COT-FM achieves a 1-step FID of 205 on CIFAR-10 (−45.8% vs. RF), with particularly pronounced gains in low-step regimes.
On LIBERO robot manipulation tasks, COT-FM with 1 NFE reaches 96.1% (Spatial) and 94.5% (Long) success rates, surpassing FLOWER's 4-NFE results (97.1% and 93.5%).
Generalization is confirmed by consistent train/test FID gaps (3.97/8.19 vs. 4.45/8.55), with no evidence of overfitting.
MeanFlow's learned trajectories remain curved, validating that shortcut methods do not straighten the underlying velocity field.

Highlights & Insights¶

Divide-and-conquer OT is the core insight: decomposing the intractable global OT into \(K\) tractable cluster-wise OT problems strikes a balance between theoretical rigor and computational feasibility.
Using the invertibility of pretrained FM models to estimate cluster-wise source distributions is an elegant bootstrapping strategy — it requires no additional annotations and naturally inherits the structure already captured by the model.
Strictly preserving the model architecture and inference pipeline (only the initial sampling is modified) makes COT-FM a genuinely plug-and-play general-purpose enhancement.
Cross-domain validation (2D point clouds, image generation, robot manipulation) thoroughly demonstrates the generality of the approach.

Limitations & Future Work¶

Constructing cluster-wise vector fields requires inverting the ODE over the entire training set, incurring computational costs that scale with dataset size.
The Gaussian approximation may be inadequate for source distributions with complex geometry, particularly in high-dimensional spaces.
Clustering quality directly affects performance — K-Means may not be the optimal choice for high-dimensional feature spaces.
Validation is limited to CIFAR-10 and ImageNet 256; experiments have not been extended to higher resolutions or text-conditional generation.
The reason why performance degrades at the third alternating round remains unexplored.
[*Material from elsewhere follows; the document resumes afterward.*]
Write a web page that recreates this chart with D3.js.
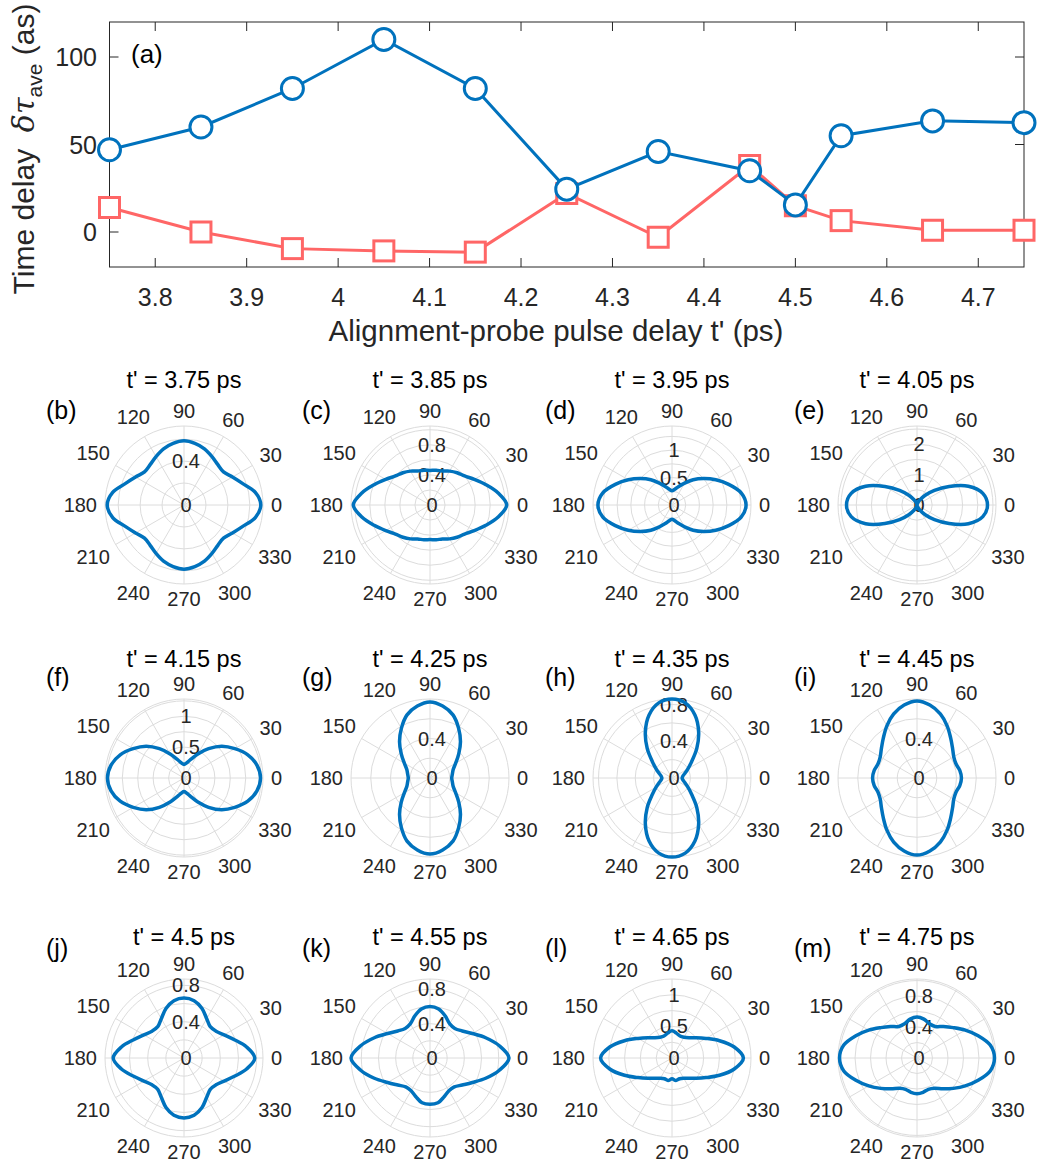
<!DOCTYPE html>
<html>
<head>
<meta charset="utf-8">
<script src="https://cdn.jsdelivr.net/npm/d3@7"></script>
<style>
  body { margin: 0; background: #fff; }
  svg text { font-family: "Liberation Sans", Arial, Helvetica, sans-serif; }
</style>
</head>
<body>
<svg id="fig" width="1039" height="1167"></svg>
<script>
// ---- panel (a) data ----
var delays = [3.75, 3.85, 3.95, 4.05, 4.15, 4.25, 4.35, 4.45, 4.5, 4.55, 4.65, 4.75];
var blueDelay = [47, 60, 82, 110, 82, 24.5, 46, 35, 15.5, 55, 63.5, 62.5];
var redDelay = [14, 0, -9.5, -10.8, -11.5, 22, -3, 38, 15, 6.5, 1, 1];
var xTicks = [3.8, 3.9, 4.0, 4.1, 4.2, 4.3, 4.4, 4.5, 4.6, 4.7];
var yTicks = [0, 50, 100];

// ---- polar panels (b)-(m) ----
var panelTags = ["(b)", "(c)", "(d)", "(e)", "(f)", "(g)", "(h)", "(i)", "(j)", "(k)", "(l)", "(m)"];
var panelTimes = ["3.75", "3.85", "3.95", "4.05", "4.15", "4.25", "4.35", "4.45", "4.5", "4.55", "4.65", "4.75"];
var sampleAngles = [0, 10, 20, 30, 40, 50, 60, 70, 80, 90];   // degrees, first quadrant
var rMax = [0.72, 1.05, 1.44, 2.6, 1.28, 0.8, 0.86, 0.8, 0.87, 0.92, 1.25, 1.02];
var rStep = [0.2, 0.2, 0.25, 0.5, 0.25, 0.2, 0.2, 0.2, 0.2, 0.2, 0.25, 0.2];
var rLabels = [[0, 0.4], [0, 0.4, 0.8], [0, 0.5, 1], [0, 1, 2], [0, 0.5, 1], [0, 0.4],
               [0, 0.4, 0.8], [0, 0.4], [0, 0.4, 0.8], [0, 0.4, 0.8], [0, 0.5, 1], [0, 0.4, 0.8]];

// radius read at sampleAngles (upper half; lower half given where it differs)
var rB = [0.70, 0.66, 0.57, 0.51, 0.47, 0.48, 0.51, 0.545, 0.57, 0.585];
var rC = [1.02, 0.92, 0.79, 0.68, 0.60, 0.56, 0.52, 0.48, 0.47, 0.46];
var rD = [1.35, 1.28, 1.10, 0.92, 0.75, 0.60, 0.46, 0.36, 0.29, 0.26];
var rE = [2.32, 2.2, 1.8, 1.22, 0.75, 0.42, 0.2, 0.08, 0.02, 0.0];
var rF = [1.24, 1.2, 1.1, 0.95, 0.8, 0.62, 0.45, 0.32, 0.25, 0.22];
var rG = [0.22, 0.23, 0.25, 0.3, 0.38, 0.48, 0.58, 0.68, 0.74, 0.77];
var rH = [0.11, 0.12, 0.15, 0.2, 0.28, 0.42, 0.58, 0.73, 0.83, 0.86];
var rI = [0.45, 0.44, 0.42, 0.43, 0.47, 0.53, 0.61, 0.69, 0.75, 0.78];
var rJ = [0.78, 0.70, 0.59, 0.51, 0.46, 0.45, 0.50, 0.58, 0.64, 0.66];
var rK = [0.92, 0.82, 0.69, 0.57, 0.49, 0.45, 0.46, 0.52, 0.58, 0.60];
var rKlow = [0.92, 0.82, 0.69, 0.57, 0.49, 0.44, 0.44, 0.48, 0.53, 0.54];
var rL = [1.13, 1.0, 0.8, 0.62, 0.5, 0.42, 0.38, 0.37, 0.4, 0.43];
var rLlow = [1.13, 1.0, 0.8, 0.62, 0.5, 0.42, 0.37, 0.35, 0.36, 0.33];
var rM = [1.0, 0.96, 0.84, 0.72, 0.61, 0.53, 0.47, 0.47, 0.51, 0.53];
var rMlow = [1.0, 0.96, 0.84, 0.72, 0.61, 0.52, 0.45, 0.43, 0.45, 0.46];

var upperR = [rB, rC, rD, rE, rF, rG, rH, rI, rJ, rK, rL, rM];
var lowerR = [rB, rC, rD, rE, rF, rG, rH, rI, rJ, rKlow, rLlow, rMlow];

var blue = "#0072BD", red = "#FF6666", axisCol = "#262626", gridCol = "#dcdcdc";
var svg = d3.select("#fig");

// ================= panel (a) =================
var x = d3.scaleLinear().domain([3.75, 4.75]).range([109.5, 1024]);
var y = d3.scaleLinear().domain([-20, 120]).range([267, 22]);

var gA = svg.append("g");

// ticks inside, on all four sides
gA.selectAll(".xt").data(xTicks).enter().append("path")
    .attr("d", d => "M" + x(d) + ",267v-9M" + x(d) + ",22v9")
    .attr("stroke", axisCol).attr("stroke-width", 1);
gA.selectAll(".yt").data(yTicks).enter().append("path")
    .attr("d", d => "M109.5," + y(d) + "h9M1024," + y(d) + "h-9")
    .attr("stroke", axisCol).attr("stroke-width", 1);
gA.append("rect").attr("x", 109.5).attr("y", 22).attr("width", 1024 - 109.5).attr("height", 245)
    .attr("fill", "none").attr("stroke", axisCol).attr("stroke-width", 1);

gA.selectAll(".xl").data(xTicks).enter().append("text")
    .attr("x", d => x(d)).attr("y", 306).attr("text-anchor", "middle")
    .attr("font-size", 25).attr("fill", axisCol)
    .text(d => d3.format("")(+d.toFixed(1)));
gA.selectAll(".yl").data(yTicks).enter().append("text")
    .attr("x", 97).attr("y", d => y(d) + 9).attr("text-anchor", "end")
    .attr("font-size", 25).attr("fill", axisCol)
    .text(d => d);

gA.append("text").attr("x", 556).attr("y", 341).attr("text-anchor", "middle")
    .attr("font-size", 29.5).attr("fill", axisCol)
    .text("Alignment-probe pulse delay t' (ps)");

var yl = gA.append("text").attr("transform", "translate(34,149) rotate(-90)")
    .attr("text-anchor", "middle").attr("font-size", 30).attr("fill", axisCol);
yl.append("tspan").text("Time delay\u00a0\u00a0");
yl.append("tspan").attr("font-style", "italic").attr("font-family", "DejaVu Serif, serif").text("δτ");
yl.append("tspan").attr("font-size", 21).attr("dy", 8).text("ave");
yl.append("tspan").attr("dy", -8).text(" (as)");

gA.append("text").attr("x", 131).attr("y", 63).attr("font-size", 26).attr("fill", "#000").text("(a)");

var lineA = d3.line().x((d, i) => x(delays[i])).y(d => y(d));

gA.append("path").datum(redDelay).attr("d", lineA)
    .attr("fill", "none").attr("stroke", red).attr("stroke-width", 3);
gA.selectAll(".sq").data(redDelay).enter().append("rect")
    .attr("x", (d, i) => x(delays[i]) - 10).attr("y", d => y(d) - 10)
    .attr("width", 20).attr("height", 20)
    .attr("fill", "#fff").attr("stroke", red).attr("stroke-width", 3);

gA.append("path").datum(blueDelay).attr("d", lineA)
    .attr("fill", "none").attr("stroke", blue).attr("stroke-width", 3);
gA.selectAll(".ci").data(blueDelay).enter().append("circle")
    .attr("cx", (d, i) => x(delays[i])).attr("cy", d => y(d)).attr("r", 11)
    .attr("fill", "#fff").attr("stroke", blue).attr("stroke-width", 3);

// ================= polar panels =================
var colX = [184, 430, 672, 917];
var rowY = [505, 778, 1058];
var titleY = [388, 667, 945];
var tagY = [419, 686, 957];
var tagX = [46, 302, 545, 794];
var R = 79, labelGap = 87, digitH = 14;

function fullCurve(up, low) {
    var pts = [];
    sampleAngles.forEach((a, i) => pts.push([a, up[i]]));
    for (var i = sampleAngles.length - 2; i >= 0; i--) pts.push([180 - sampleAngles[i], up[i]]);
    for (var i = 1; i < sampleAngles.length; i++) pts.push([180 + sampleAngles[i], low[i]]);
    for (var i = sampleAngles.length - 2; i > 0; i--) pts.push([360 - sampleAngles[i], low[i]]);
    return pts;
}

panelTags.forEach(function(tag, k) {
    var cx = colX[k % 4], cy = rowY[Math.floor(k / 4)];
    var row = Math.floor(k / 4);
    var r = d3.scaleLinear().domain([0, rMax[k]]).range([0, R]);
    var g = svg.append("g").attr("transform", "translate(" + cx + "," + cy + ")");

    var rings = d3.range(rStep[k], rMax[k] - 1e-6, rStep[k]).concat([rMax[k]]);
    g.selectAll(".ring").data(rings).enter().append("circle")
        .attr("r", d => r(d)).attr("fill", "none").attr("stroke", gridCol).attr("stroke-width", 1);
    var spokes = d3.range(0, 360, 30);
    g.selectAll(".sp").data(spokes).enter().append("line")
        .attr("x1", 0).attr("y1", 0)
        .attr("x2", d => R * Math.cos(d * Math.PI / 180))
        .attr("y2", d => -R * Math.sin(d * Math.PI / 180))
        .attr("stroke", gridCol).attr("stroke-width", 1);

    // theta labels: the text box edge nearest the centre sits at labelGap
    g.selectAll(".th").data(spokes).enter().append("text")
        .attr("text-anchor", "middle").attr("font-size", 20).attr("fill", axisCol)
        .text(d => d)
        .each(function(d) {
            var a = d * Math.PI / 180;
            var w = this.getComputedTextLength();
            var dist = labelGap + (w / 2) * Math.abs(Math.cos(a)) + (digitH / 2) * Math.abs(Math.sin(a));
            d3.select(this).attr("x", dist * Math.cos(a)).attr("y", -dist * Math.sin(a) + 7);
        });

    g.selectAll(".rl").data(rLabels[k]).enter().append("text")
        .attr("x", 2).attr("y", d => -r(d) + 7)
        .attr("text-anchor", "middle").attr("font-size", 20).attr("fill", axisCol)
        .text(d => d);

    var radial = d3.lineRadial()
        .angle(d => Math.PI / 2 - d[0] * Math.PI / 180)
        .radius(d => r(d[1]))
        .curve(d3.curveCatmullRomClosed.alpha(0.5));
    g.append("path").datum(fullCurve(upperR[k], lowerR[k])).attr("d", radial)
        .attr("fill", "none").attr("stroke", blue).attr("stroke-width", 3.5);

    svg.append("text").attr("x", cx).attr("y", titleY[row]).attr("text-anchor", "middle")
        .attr("font-size", 23.5).attr("fill", "#000").text("t' = " + panelTimes[k] + " ps");
    svg.append("text").attr("x", tagX[k % 4]).attr("y", tagY[row])
        .attr("font-size", 25).attr("fill", "#000").text(tag);
});
</script>
</body>
</html>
Compared to k-Rectified Flow (which iteratively refines couplings using self-generated samples), COT-FM avoids the risk of mode collapse.
Compared to OT-CFM (batch-level OT), COT-FM restricts batch OT to smaller scopes via clustering, substantially improving approximation accuracy.
Compared to MeanFlow (which learns a mean velocity field), COT-FM fundamentally straightens the velocity field rather than merely skipping steps.
Implication: the primary avenue for improving Flow Matching lies in coupling strategies rather than model architecture; exploiting data-level structure (clustering) is an underexplored dimension.

Rating¶

Novelty: ⭐⭐⭐⭐ The combination of cluster-wise OT and ODE inversion of pretrained models for source distribution estimation is novel and elegant.
Experimental Thoroughness: ⭐⭐⭐⭐⭐ Three-domain validation (2D / image / robotics), multiple baselines, and rich ablations (alternating rounds / generalization / sampling strategies).
Writing Quality: ⭐⭐⭐⭐ Rigorous motivation derivation, clear algorithmic pseudocode, and intuitive illustrations.
Value: ⭐⭐⭐⭐⭐ Universally plug-and-play with no architectural or inference-pipeline changes; highly practical with significant gains in low-step regimes.